Start of INFORMATION PROVIDED
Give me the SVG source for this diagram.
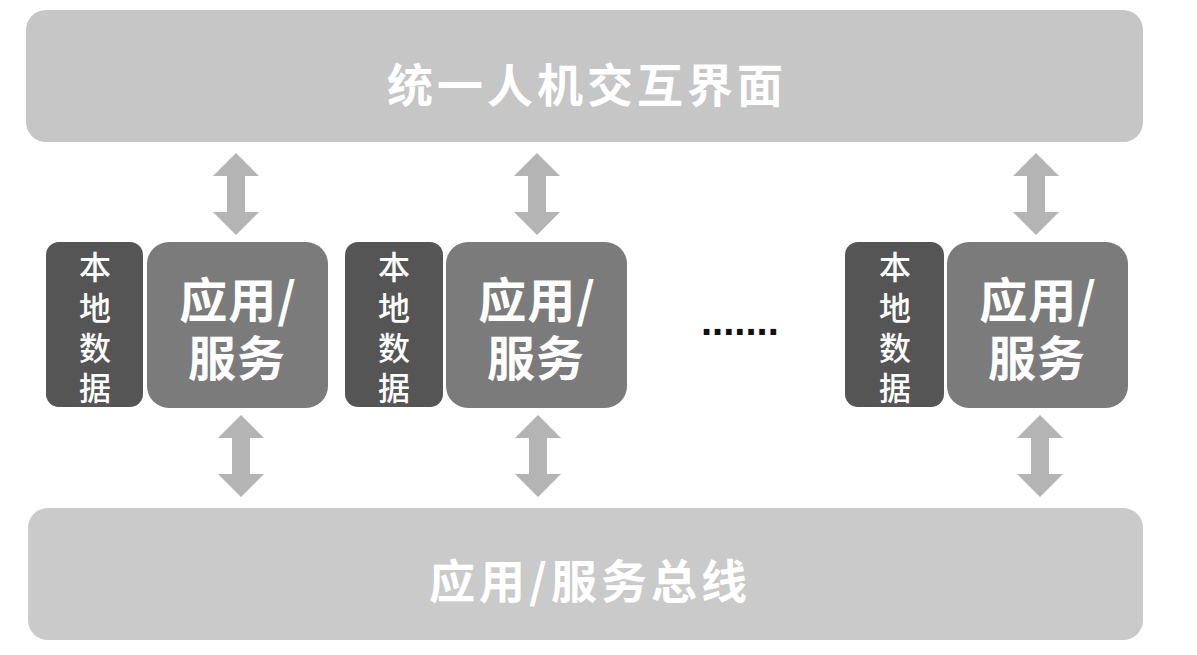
<svg xmlns="http://www.w3.org/2000/svg" width="1197" height="655" viewBox="0 0 1197 655">
<defs>
<style>
.bar{fill:#c6c6c6}
.loc{fill:#555555}
.app{fill:#7b7b7b}
.arr{fill:#b4b4b4}
.t{fill:#ffffff;font-family:"Noto Sans CJK SC","Noto Sans",sans-serif;text-anchor:middle;dominant-baseline:central}
.big{font-size:46px;font-weight:bold;letter-spacing:4px}
.app-t{font-size:48px;font-weight:bold;letter-spacing:1px}
.loc-t{font-size:32px;font-weight:500}
.dots{fill:#111111;font-family:"Liberation Sans",sans-serif;font-size:40px;font-weight:bold}
</style>
</defs>
<rect width="1197" height="655" fill="#ffffff"/>
<g id="top-bar">
<rect class="bar" x="26" y="10" width="1117" height="132" rx="20"/>
<text class="t big" x="587" y="82">统一人机交互界面</text>
</g>
<g id="bottom-bar">
<rect class="bar" x="28" y="508" width="1115" height="132" rx="20" style="fill:#cacaca"/>
<text class="t big" x="590" y="578">应用/服务总线</text>
</g>
<g id="node1">
<rect class="loc" x="46" y="242" width="97" height="165" rx="13"/>
<text class="t loc-t" x="95" y="265">本</text>
<text class="t loc-t" x="95" y="306">地</text>
<text class="t loc-t" x="95" y="346">数</text>
<text class="t loc-t" x="95" y="386">据</text>
<rect class="app" x="147" y="242" width="181" height="166" rx="22"/>
<text class="t app-t" x="238" y="297">应用/</text>
<text class="t app-t" x="237" y="355">服务</text>
</g>
<g id="node2">
<rect class="loc" x="345" y="242" width="98" height="165" rx="13"/>
<text class="t loc-t" x="394" y="265">本</text>
<text class="t loc-t" x="394" y="306">地</text>
<text class="t loc-t" x="394" y="346">数</text>
<text class="t loc-t" x="394" y="386">据</text>
<rect class="app" x="446" y="242" width="181" height="166" rx="22"/>
<text class="t app-t" x="537" y="297">应用/</text>
<text class="t app-t" x="536" y="355">服务</text>
</g>
<g id="ellipsis">
<text class="dots" x="701" y="335">.......</text>
</g>
<g id="node3">
<rect class="loc" x="845" y="242" width="99" height="165" rx="13"/>
<text class="t loc-t" x="895" y="265">本</text>
<text class="t loc-t" x="895" y="306">地</text>
<text class="t loc-t" x="895" y="346">数</text>
<text class="t loc-t" x="895" y="386">据</text>
<rect class="app" x="947" y="242" width="181" height="166" rx="22"/>
<text class="t app-t" x="1038" y="297">应用/</text>
<text class="t app-t" x="1037" y="355">服务</text>
</g>
<g id="connectors">
<polygon class="arr" points="236,153 259,176 245,176 245,212 259,212 236,235 213,212 227,212 227,176 213,176"/>
<polygon class="arr" points="537,153 560,176 546,176 546,212 560,212 537,235 514,212 528,212 528,176 514,176"/>
<polygon class="arr" points="1036,153 1059,176 1045,176 1045,212 1059,212 1036,235 1013,212 1027,212 1027,176 1013,176"/>
<polygon class="arr" points="241,415 264,438 250,438 250,474 264,474 241,497 218,474 232,474 232,438 218,438"/>
<polygon class="arr" points="538,415 561,438 547,438 547,474 561,474 538,497 515,474 529,474 529,438 515,438"/>
<polygon class="arr" points="1040,415 1063,438 1049,438 1049,474 1063,474 1040,497 1017,474 1031,474 1031,438 1017,438"/>
</g>
</svg>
End of INFORMATION PROVIDED
§ EXERCISE AIM: Reproduce every line exactly and omit all pictures.

§ IN RESPONSE:
Give me the SVG source for this diagram.
<svg xmlns="http://www.w3.org/2000/svg" width="1197" height="655" viewBox="0 0 1197 655">
<defs>
<style>
.bar{fill:#c6c6c6}
.loc{fill:#555555}
.app{fill:#7b7b7b}
.arr{fill:#b4b4b4}
.t{fill:#ffffff;font-family:"Noto Sans CJK SC","Noto Sans",sans-serif;text-anchor:middle;dominant-baseline:central}
.big{font-size:46px;font-weight:bold;letter-spacing:4px}
.app-t{font-size:48px;font-weight:bold;letter-spacing:1px}
.loc-t{font-size:32px;font-weight:500}
.dots{fill:#111111;font-family:"Liberation Sans",sans-serif;font-size:40px;font-weight:bold}
</style>
</defs>
<rect width="1197" height="655" fill="#ffffff"/>
<g id="top-bar">
<rect class="bar" x="26" y="10" width="1117" height="132" rx="20"/>
<text class="t big" x="587" y="82">统一人机交互界面</text>
</g>
<g id="bottom-bar">
<rect class="bar" x="28" y="508" width="1115" height="132" rx="20" style="fill:#cacaca"/>
<text class="t big" x="590" y="578">应用/服务总线</text>
</g>
<g id="node1">
<rect class="loc" x="46" y="242" width="97" height="165" rx="13"/>
<text class="t loc-t" x="95" y="265">本</text>
<text class="t loc-t" x="95" y="306">地</text>
<text class="t loc-t" x="95" y="346">数</text>
<text class="t loc-t" x="95" y="386">据</text>
<rect class="app" x="147" y="242" width="181" height="166" rx="22"/>
<text class="t app-t" x="238" y="297">应用/</text>
<text class="t app-t" x="237" y="355">服务</text>
</g>
<g id="node2">
<rect class="loc" x="345" y="242" width="98" height="165" rx="13"/>
<text class="t loc-t" x="394" y="265">本</text>
<text class="t loc-t" x="394" y="306">地</text>
<text class="t loc-t" x="394" y="346">数</text>
<text class="t loc-t" x="394" y="386">据</text>
<rect class="app" x="446" y="242" width="181" height="166" rx="22"/>
<text class="t app-t" x="537" y="297">应用/</text>
<text class="t app-t" x="536" y="355">服务</text>
</g>
<g id="ellipsis">
<text class="dots" x="701" y="335">.......</text>
</g>
<g id="node3">
<rect class="loc" x="845" y="242" width="99" height="165" rx="13"/>
<text class="t loc-t" x="895" y="265">本</text>
<text class="t loc-t" x="895" y="306">地</text>
<text class="t loc-t" x="895" y="346">数</text>
<text class="t loc-t" x="895" y="386">据</text>
<rect class="app" x="947" y="242" width="181" height="166" rx="22"/>
<text class="t app-t" x="1038" y="297">应用/</text>
<text class="t app-t" x="1037" y="355">服务</text>
</g>
<g id="connectors">
<polygon class="arr" points="236,153 259,176 245,176 245,212 259,212 236,235 213,212 227,212 227,176 213,176"/>
<polygon class="arr" points="537,153 560,176 546,176 546,212 560,212 537,235 514,212 528,212 528,176 514,176"/>
<polygon class="arr" points="1036,153 1059,176 1045,176 1045,212 1059,212 1036,235 1013,212 1027,212 1027,176 1013,176"/>
<polygon class="arr" points="241,415 264,438 250,438 250,474 264,474 241,497 218,474 232,474 232,438 218,438"/>
<polygon class="arr" points="538,415 561,438 547,438 547,474 561,474 538,497 515,474 529,474 529,438 515,438"/>
<polygon class="arr" points="1040,415 1063,438 1049,438 1049,474 1063,474 1040,497 1017,474 1031,474 1031,438 1017,438"/>
</g>
</svg>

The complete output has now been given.